_PROBLEM REQUIREMENTS_
Without the pictures, retype exactly the lines from the top of the entries below through the line that contains "plt.rcParams['font.family'] = ['Liberation Serif', 'Noto".

[Figure scripts]
** begin **

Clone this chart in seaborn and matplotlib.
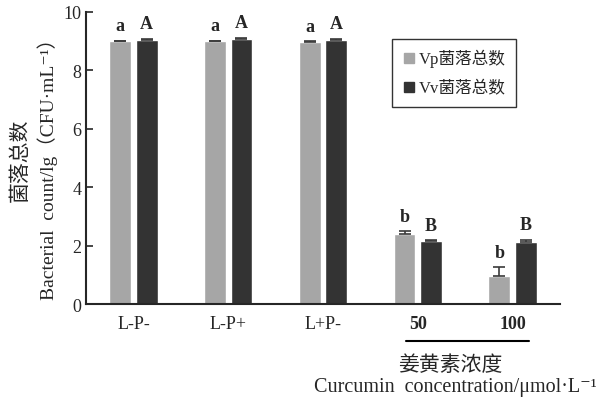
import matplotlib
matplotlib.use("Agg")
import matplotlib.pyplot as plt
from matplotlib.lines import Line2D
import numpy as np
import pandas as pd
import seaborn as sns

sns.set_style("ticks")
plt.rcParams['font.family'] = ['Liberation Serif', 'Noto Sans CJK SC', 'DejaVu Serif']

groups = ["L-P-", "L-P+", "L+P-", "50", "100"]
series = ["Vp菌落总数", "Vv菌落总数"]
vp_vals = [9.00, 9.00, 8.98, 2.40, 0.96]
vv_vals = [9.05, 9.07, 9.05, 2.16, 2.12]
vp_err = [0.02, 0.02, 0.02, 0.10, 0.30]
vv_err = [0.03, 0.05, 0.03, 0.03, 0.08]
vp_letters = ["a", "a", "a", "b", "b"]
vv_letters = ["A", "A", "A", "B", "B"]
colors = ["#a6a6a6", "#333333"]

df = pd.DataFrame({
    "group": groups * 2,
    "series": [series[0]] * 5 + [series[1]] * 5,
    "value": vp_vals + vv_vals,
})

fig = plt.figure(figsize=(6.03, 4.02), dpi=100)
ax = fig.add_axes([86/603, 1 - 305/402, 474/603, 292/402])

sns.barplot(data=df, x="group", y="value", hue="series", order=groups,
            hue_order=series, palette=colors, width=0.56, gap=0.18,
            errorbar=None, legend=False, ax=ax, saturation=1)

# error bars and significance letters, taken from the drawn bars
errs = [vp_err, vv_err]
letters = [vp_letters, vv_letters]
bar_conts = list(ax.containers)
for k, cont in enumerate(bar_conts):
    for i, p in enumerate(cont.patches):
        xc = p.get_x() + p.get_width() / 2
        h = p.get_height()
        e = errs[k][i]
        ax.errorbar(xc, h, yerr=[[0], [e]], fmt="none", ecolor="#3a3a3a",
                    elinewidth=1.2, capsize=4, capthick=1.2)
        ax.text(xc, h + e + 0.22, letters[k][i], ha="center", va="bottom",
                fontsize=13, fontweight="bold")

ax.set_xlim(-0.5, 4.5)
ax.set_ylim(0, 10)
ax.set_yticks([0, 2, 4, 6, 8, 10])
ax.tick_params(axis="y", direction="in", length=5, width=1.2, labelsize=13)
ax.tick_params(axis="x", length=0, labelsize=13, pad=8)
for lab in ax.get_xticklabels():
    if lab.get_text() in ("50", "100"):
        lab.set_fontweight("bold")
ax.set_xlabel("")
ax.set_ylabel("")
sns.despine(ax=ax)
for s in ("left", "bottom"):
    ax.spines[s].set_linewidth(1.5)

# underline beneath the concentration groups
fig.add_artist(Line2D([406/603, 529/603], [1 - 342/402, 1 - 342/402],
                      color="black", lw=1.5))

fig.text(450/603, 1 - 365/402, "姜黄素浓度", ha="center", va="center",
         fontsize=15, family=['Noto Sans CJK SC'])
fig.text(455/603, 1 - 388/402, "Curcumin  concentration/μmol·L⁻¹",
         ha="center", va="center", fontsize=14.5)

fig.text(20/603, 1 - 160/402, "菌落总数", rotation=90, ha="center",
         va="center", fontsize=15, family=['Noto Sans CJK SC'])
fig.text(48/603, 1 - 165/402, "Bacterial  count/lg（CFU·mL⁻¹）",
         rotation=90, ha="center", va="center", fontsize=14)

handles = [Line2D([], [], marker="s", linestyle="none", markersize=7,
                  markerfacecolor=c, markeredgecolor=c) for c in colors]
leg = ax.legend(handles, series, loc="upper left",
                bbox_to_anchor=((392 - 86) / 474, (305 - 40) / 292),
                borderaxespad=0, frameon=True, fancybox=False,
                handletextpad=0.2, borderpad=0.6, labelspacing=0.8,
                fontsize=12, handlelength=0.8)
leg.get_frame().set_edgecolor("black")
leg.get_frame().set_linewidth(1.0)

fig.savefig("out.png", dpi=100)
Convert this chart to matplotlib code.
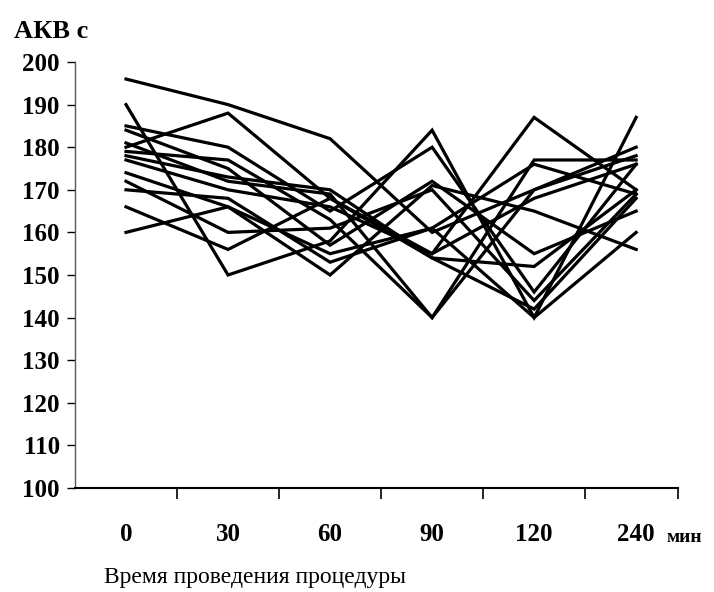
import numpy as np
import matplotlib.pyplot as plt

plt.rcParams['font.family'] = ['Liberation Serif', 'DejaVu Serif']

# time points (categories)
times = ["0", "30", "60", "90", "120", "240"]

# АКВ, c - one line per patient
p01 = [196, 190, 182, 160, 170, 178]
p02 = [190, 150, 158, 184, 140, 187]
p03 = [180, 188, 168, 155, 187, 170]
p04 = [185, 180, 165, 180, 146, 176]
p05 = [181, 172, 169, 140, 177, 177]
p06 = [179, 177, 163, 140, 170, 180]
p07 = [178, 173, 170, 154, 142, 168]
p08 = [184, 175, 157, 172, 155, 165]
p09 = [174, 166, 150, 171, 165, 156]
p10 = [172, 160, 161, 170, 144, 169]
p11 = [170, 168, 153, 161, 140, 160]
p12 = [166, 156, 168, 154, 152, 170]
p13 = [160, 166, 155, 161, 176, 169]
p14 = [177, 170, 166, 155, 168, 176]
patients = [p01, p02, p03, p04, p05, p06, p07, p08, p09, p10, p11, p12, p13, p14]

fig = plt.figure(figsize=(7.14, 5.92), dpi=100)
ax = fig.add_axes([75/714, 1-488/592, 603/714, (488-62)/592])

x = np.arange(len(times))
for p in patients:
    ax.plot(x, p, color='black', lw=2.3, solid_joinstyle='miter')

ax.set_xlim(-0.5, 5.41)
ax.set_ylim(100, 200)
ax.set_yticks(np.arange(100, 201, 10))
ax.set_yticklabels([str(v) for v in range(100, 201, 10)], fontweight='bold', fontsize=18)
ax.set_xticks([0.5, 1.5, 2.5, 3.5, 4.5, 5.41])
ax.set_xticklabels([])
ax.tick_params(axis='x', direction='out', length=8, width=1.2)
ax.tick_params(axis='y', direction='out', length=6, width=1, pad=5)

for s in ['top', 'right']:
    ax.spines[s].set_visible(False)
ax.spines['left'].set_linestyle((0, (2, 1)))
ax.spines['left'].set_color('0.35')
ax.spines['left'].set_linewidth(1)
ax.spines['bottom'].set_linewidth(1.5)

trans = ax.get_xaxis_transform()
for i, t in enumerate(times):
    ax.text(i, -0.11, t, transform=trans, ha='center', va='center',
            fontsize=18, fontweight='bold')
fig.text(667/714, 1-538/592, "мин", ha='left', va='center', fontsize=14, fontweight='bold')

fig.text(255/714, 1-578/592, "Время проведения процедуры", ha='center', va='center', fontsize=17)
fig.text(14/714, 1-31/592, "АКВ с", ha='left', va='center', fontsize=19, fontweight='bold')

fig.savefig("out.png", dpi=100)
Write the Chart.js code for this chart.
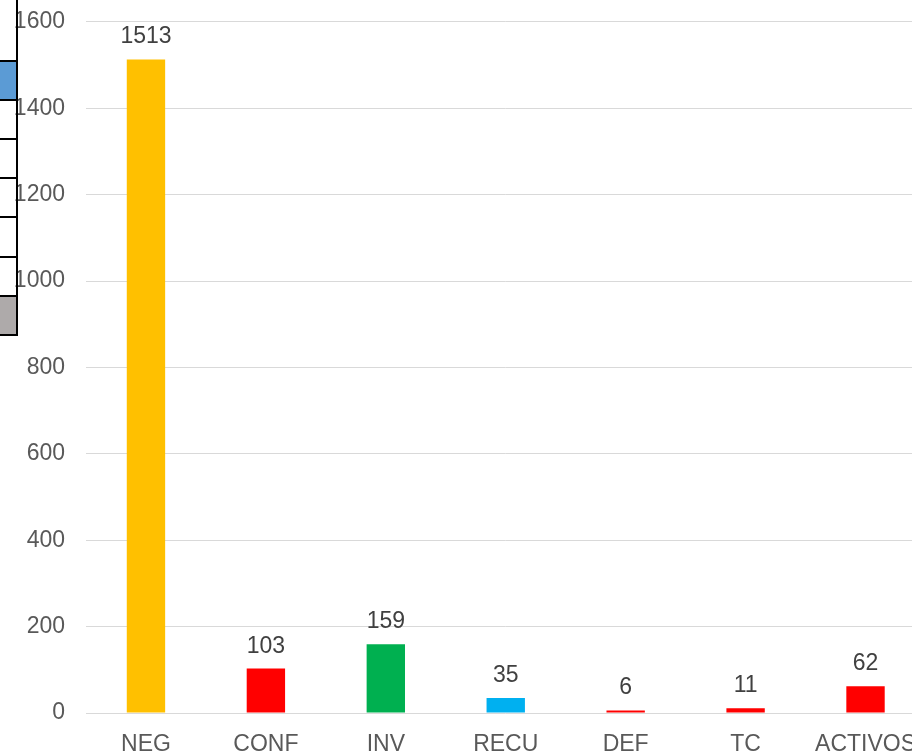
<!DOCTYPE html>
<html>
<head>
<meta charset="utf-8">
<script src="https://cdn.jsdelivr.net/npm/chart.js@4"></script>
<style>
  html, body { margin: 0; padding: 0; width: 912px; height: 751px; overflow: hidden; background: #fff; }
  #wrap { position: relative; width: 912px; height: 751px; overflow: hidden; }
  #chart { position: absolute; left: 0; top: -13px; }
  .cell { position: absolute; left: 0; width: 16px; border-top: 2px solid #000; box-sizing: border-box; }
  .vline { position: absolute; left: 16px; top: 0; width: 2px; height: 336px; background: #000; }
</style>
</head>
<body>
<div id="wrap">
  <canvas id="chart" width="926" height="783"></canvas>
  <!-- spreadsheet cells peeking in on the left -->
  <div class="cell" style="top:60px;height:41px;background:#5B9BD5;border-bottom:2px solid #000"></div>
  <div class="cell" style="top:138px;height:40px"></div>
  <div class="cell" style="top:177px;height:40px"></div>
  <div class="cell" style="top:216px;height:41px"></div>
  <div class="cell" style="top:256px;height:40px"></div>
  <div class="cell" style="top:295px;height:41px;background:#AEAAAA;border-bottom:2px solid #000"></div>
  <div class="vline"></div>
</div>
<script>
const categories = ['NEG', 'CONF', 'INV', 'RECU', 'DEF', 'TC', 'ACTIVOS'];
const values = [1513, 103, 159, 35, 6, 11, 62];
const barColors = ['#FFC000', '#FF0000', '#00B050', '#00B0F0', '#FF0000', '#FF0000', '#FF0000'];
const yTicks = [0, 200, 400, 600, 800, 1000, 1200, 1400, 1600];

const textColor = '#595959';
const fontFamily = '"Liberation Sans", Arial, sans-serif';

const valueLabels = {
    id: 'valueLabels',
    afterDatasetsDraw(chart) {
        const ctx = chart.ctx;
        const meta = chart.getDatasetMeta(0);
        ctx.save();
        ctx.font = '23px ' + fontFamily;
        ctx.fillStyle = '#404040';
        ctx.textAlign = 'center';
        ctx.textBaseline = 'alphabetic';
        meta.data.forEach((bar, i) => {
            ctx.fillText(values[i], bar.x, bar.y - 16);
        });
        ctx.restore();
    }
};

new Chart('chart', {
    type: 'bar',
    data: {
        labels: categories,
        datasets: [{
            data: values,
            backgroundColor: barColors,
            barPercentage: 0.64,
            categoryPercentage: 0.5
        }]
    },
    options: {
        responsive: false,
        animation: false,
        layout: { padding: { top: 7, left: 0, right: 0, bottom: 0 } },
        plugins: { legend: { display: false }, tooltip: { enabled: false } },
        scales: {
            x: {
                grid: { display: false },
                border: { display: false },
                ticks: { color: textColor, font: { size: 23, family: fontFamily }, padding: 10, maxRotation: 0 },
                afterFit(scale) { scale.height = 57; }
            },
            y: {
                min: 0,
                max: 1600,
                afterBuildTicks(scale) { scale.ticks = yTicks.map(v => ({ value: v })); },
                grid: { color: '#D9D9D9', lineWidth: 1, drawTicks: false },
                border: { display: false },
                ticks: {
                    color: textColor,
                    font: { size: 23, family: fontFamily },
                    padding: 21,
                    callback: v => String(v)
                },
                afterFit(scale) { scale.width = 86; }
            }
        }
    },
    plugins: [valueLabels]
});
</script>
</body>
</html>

** end **

_EXERCISE RESULT_
Clone this chart in seaborn and matplotlib.
import matplotlib
matplotlib.use("Agg")
import matplotlib.pyplot as plt
from matplotlib.lines import Line2D
import numpy as np
import pandas as pd
import seaborn as sns

sns.set_style("ticks")
plt.rcParams['font.family'] = ['Liberation Serif', 'Noto Sans CJK SC', 'DejaVu Serif']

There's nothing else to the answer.